The operating conditions affecting an ECL measurement should be controlled from sample to sample before and during each measurement. A knowledge of these operating conditions is necessary to provide measurement results which are reproducible within useful limits. Because of the complexity of these conditions, however, and because the specific nature of all the chemical changes and reactions occurring during ECL is not completely known, there are substantial difficulties in reaching this goal.
Employees of the present assignee, under an obligation of assignment to it, have found that techniques which improve the measurement of current in EC do not necessarily improve the measurement of the frequency and intensity of light emitted during ECL. The optimal conditions for ECL measurements must meet different criteria.
The voltage waveform impressed upon the voltammetric electrode of an ECL cell must be sufficient to trigger electrochemiluminescence. This voltage waveform usually is in the form of a uniform voltage sweep starting at a first voltage, moving steadily to a second voltage, moving back through the first voltage to a third voltage and then back again to the first voltage. Other waveforms have been applied in practice, however, and can trigger ECL.
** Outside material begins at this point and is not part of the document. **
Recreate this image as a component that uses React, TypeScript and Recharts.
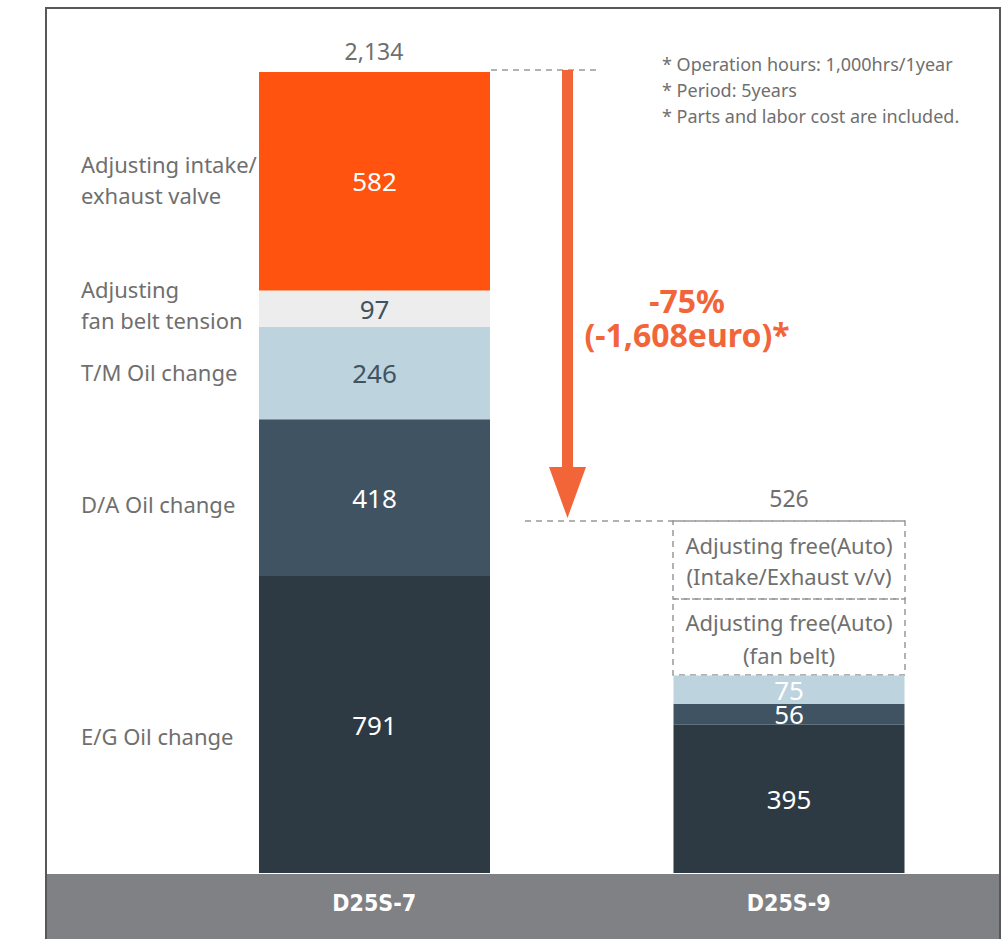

In order to be meaningful, the ECL measurement must be precise, i.e., repeatable within strict limits with the same operating conditions and ECL sample. The measurement also must be accurate, i.e., within acceptable limits of the actual concentration of analyte present in the sample. Since the ECL reaction chemically changes the sample, only one ECL measurement generally can be taken for each sample. These chemical changes occur predominantly within a thin layer of the sample adjacent the working electrode.
Precision and accuracy are sensitive to, among other things, the voltage waveform impressed upon the working electrode to trigger electrochemiluminescence. Although an optimal waveform may exist theoretically for a given sample and operating conditions, achieving this waveform is difficult because of the multiplicity of factors affecting the ECL response. The present inventors have found, however, that certain modifications in conventional waveforms, apparatus and techniques, which effectively diminish the extent to which this waveform is controlled at its operative point adjacent the working electrode, unexpectedly increase the quality of an ECL response and the precision and accuracy of its measurement.